Since the Fracture Care Program’s inception in 2009, the number of hand-specific fractures, sprains and strains has grown. The orthopaedic hand surgeons working with the Hand and Upper Extremity Program also participate in the Fracture Care Program.
What does this data mean?
This graph shows the number of hand fractures, sprains and strains in children and teens that were treated in our Emergency Departments and Urgent Care Centers in 2009, 2010 and 2011.
Why are these volumes important?
Caring for thousands of children throughout Georgia, the Southeast and internationally, our team provides comprehensive care, including occupational and physical therapy, splinting and casting. When surgery is needed, we collaborate with pediatric hand and plastic surgeons on the Children’s medical staff. This specialized care helps ensure better recoveries, meaning children are back to their active lives sooner.

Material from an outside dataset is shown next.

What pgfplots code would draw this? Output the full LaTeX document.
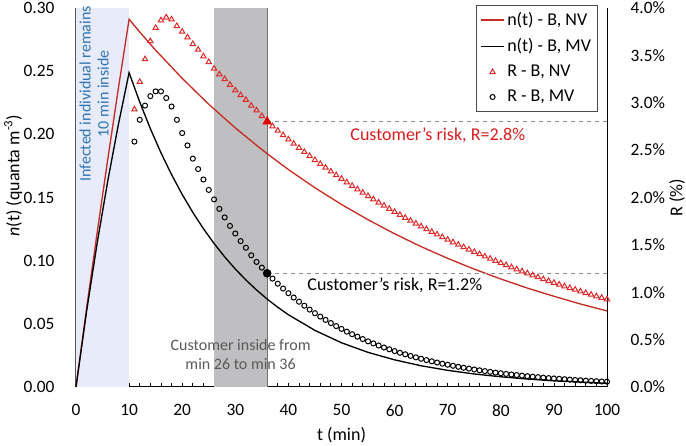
\documentclass[border=0pt]{standalone}
\usepackage{fontspec}
\setmainfont{Carlito}
\usepackage{pgfplots}
\pgfplotsset{compat=1.18}

\definecolor{nvred}{RGB}{196,45,35}
\definecolor{trired}{RGB}{222,40,40}
\definecolor{txtred}{RGB}{215,30,30}
\definecolor{infblue}{RGB}{46,117,182}
\definecolor{bandblue}{RGB}{231,235,250}
\definecolor{bandgray}{RGB}{191,190,192}
\definecolor{dashgray}{RGB}{140,140,140}

\pgfplotsset{
  common/.style={
    scale only axis, width=398.25pt, height=284.25pt,
    xmin=0, xmax=100, ymin=0,
    clip=false,
    /pgf/number format/assume math mode=true,
    tick label style={font=\fontsize{13}{15}\selectfont},
  }
}

\begin{document}
\fontsize{13.5}{16}\selectfont
\begin{tikzpicture}
\useasboundingbox (-57pt,-44.25pt) rectangle (457.5pt,290.25pt);

% left axis: concentration n(t)
\begin{axis}[common, ymax=0.3,
  axis x line*=bottom, axis y line*=left,
  xtick={0,10,20,30,40,50,60,70,80,90,100}, minor x tick num=4,
  ytick={0,0.05,0.1,0.15,0.2,0.25,0.3},
  yticklabel style={/pgf/number format/fixed,/pgf/number format/fixed zerofill,
    /pgf/number format/precision=2, xshift=-11.5pt},
  xticklabel style={yshift=-8.5pt},
  major tick length=3pt, minor tick length=3pt,
  ytick style={draw=none}, xtick style={black, line width=0.6pt},
  x axis line style={-, black, line width=0.75pt},
  y axis line style={-, black!65, line width=1.2pt},
]
\addplot[fill=bandblue, draw=none] coordinates {(0,0) (0,0.3) (10,0.3) (10,0)} -- cycle;
\addplot[fill=bandgray, draw=none] coordinates {(26,0) (26,0.3) (36,0.3) (36,0)} -- cycle;
\addplot[black!55, line width=0.75pt] coordinates {(36,0) (36,0.3)};

% n(t) - B, NV
\addplot[nvred, line width=1pt] coordinates {
(0,0) (2,0.0624) (4,0.1226) (6,0.1807) (8,0.2369) (10,0.2911)
(12,0.2810) (15,0.2666) (20,0.2443) (25,0.2238) (30,0.2051) (35,0.1879)
(40,0.1721) (45,0.1577) (50,0.1445) (55,0.1324) (60,0.1213) (65,0.1111)
(70,0.1018) (75,0.0933) (80,0.0855) (85,0.0783) (90,0.0718) (95,0.0657) (100,0.0602)
};
% n(t) - B, MV
\addplot[black, line width=1pt] coordinates {
(0,0) (2,0.0600) (4,0.1143) (6,0.1635) (8,0.2082) (10,0.2488)
(12,0.2256) (14,0.2045) (16,0.1854) (18,0.1681) (20,0.1524) (22,0.1382)
(24,0.1253) (26,0.1136) (28,0.1030) (30,0.0934) (32,0.0847) (34,0.0768)
(36,0.0696) (38,0.0631) (40,0.0572) (45,0.0448) (50,0.0350) (55,0.0274)
(60,0.0215) (65,0.0168) (70,0.0132) (75,0.0103) (80,0.0081) (85,0.0063)
(90,0.0049) (95,0.0039) (100,0.0030)
};

\node[rotate=90, align=center, text=infblue, font=\fontsize{12}{13.5}\selectfont]
  at (axis cs:3.4,0.232) {Infected individual remains\\10 min inside};
\node[align=center, text=black!65, font=\fontsize{12}{14.25}\selectfont]
  at (axis cs:31,0.0257) {Customer inside from\\min 26 to min 36};
\node at ([yshift=-36pt]rel axis cs:0.5,0) {t (min)};
\node[rotate=90] at ([xshift=-47pt]rel axis cs:0,0.558) {\textit{n}(t) (quanta m\textsuperscript{-3})};
\end{axis}

% right axis: risk R
\begin{axis}[common, ymax=4,
  axis x line=none, axis y line*=right,
  ytick={0,0.5,1,1.5,2,2.5,3,3.5,4},
  yticklabel={\pgfmathprintnumber[fixed,fixed zerofill,precision=1]{\tick}\%},
  yticklabel style={xshift=13pt},
  ytick style={draw=none},
  y axis line style={-, black, line width=0.75pt},
  legend style={at={(rel axis cs:0.983,1.008)}, anchor=north east,
    draw=black!70, fill=white, font=\fontsize{13.5}{16}\selectfont,
    row sep=4pt, inner sep=3pt},
  legend cell align=left,
]
\addlegendimage{nvred, line width=1pt}
\addlegendentry{n(t) - B, NV}
\addlegendimage{black, line width=1pt}
\addlegendentry{n(t) - B, MV}

% R - B, NV
\addplot[only marks, mark=triangle, mark size=2.3pt, trired, mark options={line width=0.75pt}] coordinates {
(11,2.93) (12,3.22) (13,3.46) (14,3.65) (15,3.79) (16,3.87) (17,3.90) (18,3.88)
(19,3.81) (20,3.75) (21,3.69) (22,3.62) (23,3.56) (24,3.49) (25,3.43) (26,3.36)
(27,3.30) (28,3.25) (29,3.19) (30,3.13) (31,3.08) (32,3.03) (33,2.97) (34,2.92)
(35,2.86) (36,2.80) (37,2.752) (38,2.705) (39,2.658) (40,2.613) (41,2.568)
(42,2.524) (43,2.481) (44,2.438) (45,2.396) (46,2.355) (47,2.315) (48,2.275)
(49,2.236) (50,2.198) (51,2.160) (52,2.123) (53,2.087) (54,2.051) (55,2.016)
(56,1.981) (57,1.947) (58,1.914) (59,1.881) (60,1.849) (61,1.817) (62,1.786)
(63,1.755) (64,1.725) (65,1.696) (66,1.666) (67,1.638) (68,1.610) (69,1.582)
(70,1.555) (71,1.528) (72,1.502) (73,1.476) (74,1.451) (75,1.426) (76,1.402)
(77,1.378) (78,1.354) (79,1.331) (80,1.308) (81,1.286) (82,1.264) (83,1.242)
(84,1.221) (85,1.200) (86,1.179) (87,1.159) (88,1.139) (89,1.119) (90,1.100)
(91,1.081) (92,1.063) (93,1.045) (94,1.027) (95,1.009) (96,0.992) (97,0.975)
(98,0.958) (99,0.942) (100,0.926)
};
\addlegendentry{R - B, NV}

% R - B, MV
\addplot[only marks, mark=o, mark size=1.9pt, black, mark options={line width=0.75pt}] coordinates {
(11,2.59) (12,2.82) (13,2.97) (14,3.07) (15,3.12) (16,3.12) (17,3.05) (18,2.96)
(19,2.82) (20,2.68) (21,2.55) (22,2.41) (23,2.30) (24,2.19) (25,2.08) (26,1.98)
(27,1.88) (28,1.79) (29,1.70) (30,1.62) (31,1.54) (32,1.47) (33,1.39) (34,1.32)
(35,1.26) (36,1.20) (37,1.144) (38,1.090) (39,1.039) (40,0.990) (41,0.944)
(42,0.900) (43,0.858) (44,0.817) (45,0.779) (46,0.743) (47,0.708) (48,0.675)
(49,0.643) (50,0.613) (51,0.584) (52,0.557) (53,0.531) (54,0.506) (55,0.482)
(56,0.460) (57,0.438) (58,0.417) (59,0.398) (60,0.379) (61,0.361) (62,0.345)
(63,0.328) (64,0.313) (65,0.298) (66,0.284) (67,0.271) (68,0.258) (69,0.246)
(70,0.235) (71,0.224) (72,0.213) (73,0.203) (74,0.194) (75,0.185) (76,0.176)
(77,0.168) (78,0.160) (79,0.152) (80,0.145) (81,0.138) (82,0.132) (83,0.126)
(84,0.120) (85,0.114) (86,0.109) (87,0.104) (88,0.099) (89,0.094) (90,0.090)
(91,0.086) (92,0.082) (93,0.078) (94,0.074) (95,0.071) (96,0.067) (97,0.064)
(98,0.061) (99,0.058) (100,0.056)
};
\addlegendentry{R - B, MV}

% customer's risk at min 36
\addplot[dashgray, dashed, line width=0.9pt, forget plot] coordinates {(36,2.8) (100,2.8)};
\addplot[dashgray, dashed, line width=0.9pt, forget plot] coordinates {(36,1.2) (100,1.2)};
\addplot[only marks, mark=triangle*, mark size=3.8pt, color=red!90!black, forget plot] coordinates {(36,2.8)};
\addplot[only marks, mark=*, mark size=3pt, black, forget plot] coordinates {(36,1.2)};

\node[anchor=west, text=txtred] at (axis cs:50.5,2.66) {Customer’s risk, R=2.8\%};
\node[anchor=west] at (axis cs:42.4,1.07) {Customer’s risk, R=1.2\%};
\node[rotate=90] at ([xshift=52.5pt]rel axis cs:1,0.5) {R (\%)};
\end{axis}
\end{tikzpicture}
\end{document}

How do we make sure we are providing high-quality care?
Our Hand and Upper Extremity team has additional years of special training to treat infants, children and teens whose bodies are still growing and developing.
- Children’s works with six pediatric hand surgeons. We work closely with these surgeons to treat patients and communicate with your family’s doctor.
Together, we combine the latest technology and clinical methods to offer comprehensive, coordinated care with a family-centered approach.
We also offer early diagnosis through our consultative services and onsite diagnostics.